Something that frustrates me when I read advice to bloggers + creatives on “branding” is that creating a logo, SM buttons, and a new website design is treated as the end-all solution to branding. Uh, it’s NOT. Sure, you have a pretty, shiny, new website with matching buttons across all of your channels, with fun Facebook headers and a new profile picture on Instagram. This is darling and all, but…then what?
What exactly, outside of your website’s template, have you branded?
While you absolutely need to have a clean, cohesive design across all of your platforms, your true “branding” is much more than a visual upgrade. It comes from developing a purpose and voice for your website’s content/product/services. So many times I see people go through “rebranding”, which results in nothing more than a fresh new website layout. Nothing really changes with the direction of their content or delivery, and then after a few months, they become frustrated because their results are still the same. They then go through the entire process again with a new “branding expert” thinking something will change. It doesn’t, and then they give up and/or abandon their project for something else.
It’s not the template, it’s the content.
In the same way that your graphic designer will develop your visual style guide (which covers fonts, colors, template layout and more), you will also need to develop a style guide for your supported content. THIS is where your real branding will come into play. The pictures, videos, and written posts that you share on your site and via social media channels are your “branded content”, and will support your site as a whole and tell your story. If you’re a hobby blogger/creative and just want to share your day to day thoughts on pop culture and life, then this isn’t an issue, but if you’re using social media or a blog to support a business/service, creating the right type of content is much more important than having a killer logo.
What will they gain from visiting your website?

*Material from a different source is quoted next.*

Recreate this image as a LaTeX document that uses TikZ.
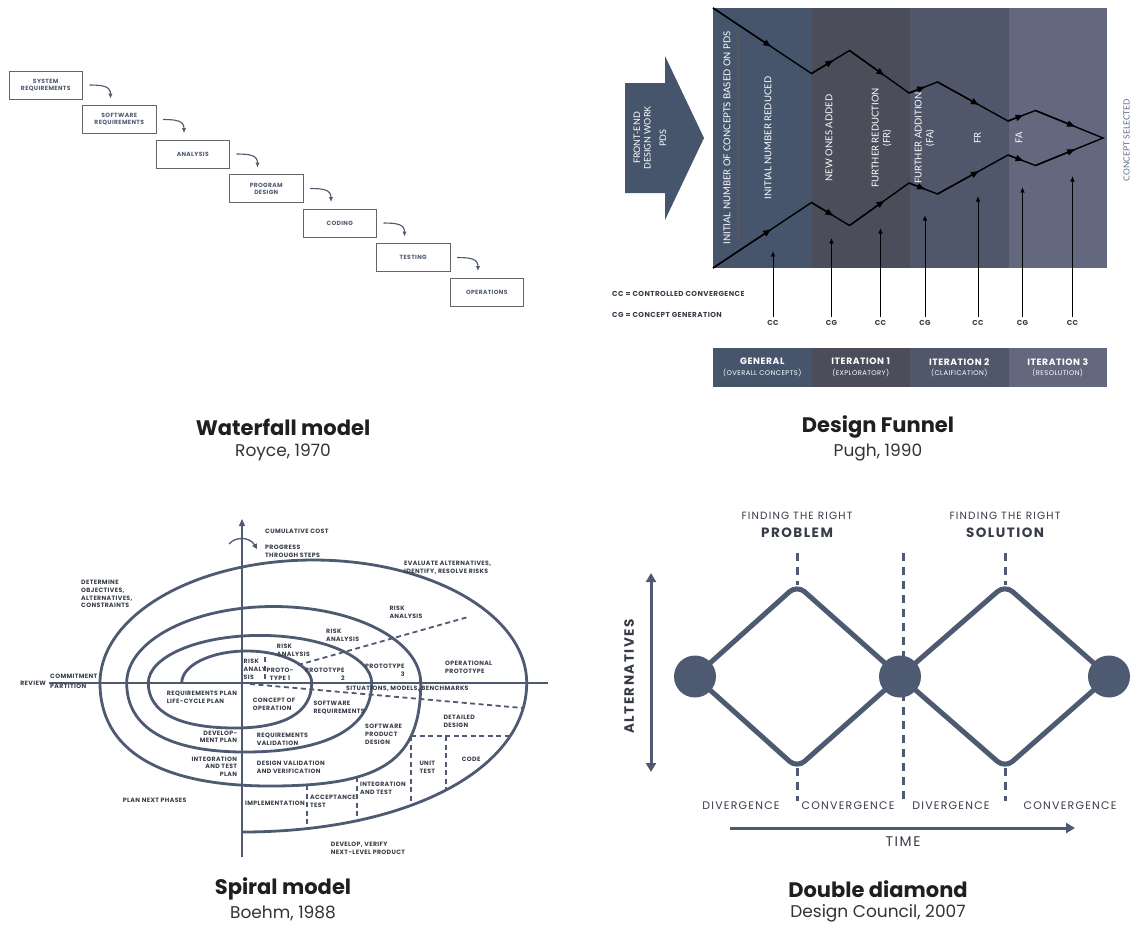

Why should people read your blog or support your endeavors? How can your services help them? Why should they share your products or links with everyone that they know? These are questions you need to answer when you’re creating content. If you’re not piquing their interest with content that is interesting and relevant, they’re going to skip over your posts. If your pictures aren’t that good, no one outside of maybe your close friends are going to like them. If your social media updates are so random and all over the place, no one is going to share them. Your website may look great, but…everything else is boring or doesn’t fit in with your brand’s voice.
To help you figure out your purpose/voice, there are 3 main things to consider:
What is your niche?
Are you covering fashion, lifestyle, beauty, fitness, politics? Are you trying to gain visibility as a “personality”? Clearly defining your niche will be your #1 priority and give you a solid foundation for producing supportive content. Most bloggers and creatives that are successful zone in on a particular niche and OWN IT.
Who is your targeted demographic?
How old is your ideal reader/customer? What are their interests? What makes your product or blog different? What problems do they need solved? Who are you creating for? Don’t make the mistake of trying to create content for everyone-doing so may water down your message and lead to creative burnout.
What is your angle?
Are you giving simple commentary on certain topics or positioning yourself as an expert in your field? Are you sharing stories about other creatives, or giving behind-the-scenes insight into your life/company? There are ways to include all angles, but for most, defining your angle will help you immensely during your brainstorming sessions. If you’re a business trying to promote a product or collection, then you may come up with mini campaigns around each one. Bloggers may pitch a post idea to a brand they want to work with and will need to outline how they will produce written and/or visual content and showcase it on their blog. If you don’t have some sort of angle that you’re writing from, your overall message could get lost.
Once you define these 3 things, you can then begin developing your content and creating an editorial calendar for posting- not only for your website, but also for your social media channels. The core components of your “brand” will help you remain clear on the type of pictures you should take, videos to shoot, stories your should write, even which social media platforms will best serve your needs. Everything you create moving forward should tie back to it, which will make it much easier to stay consistent with your postings, grow your audience, and keep your followers coming back for more.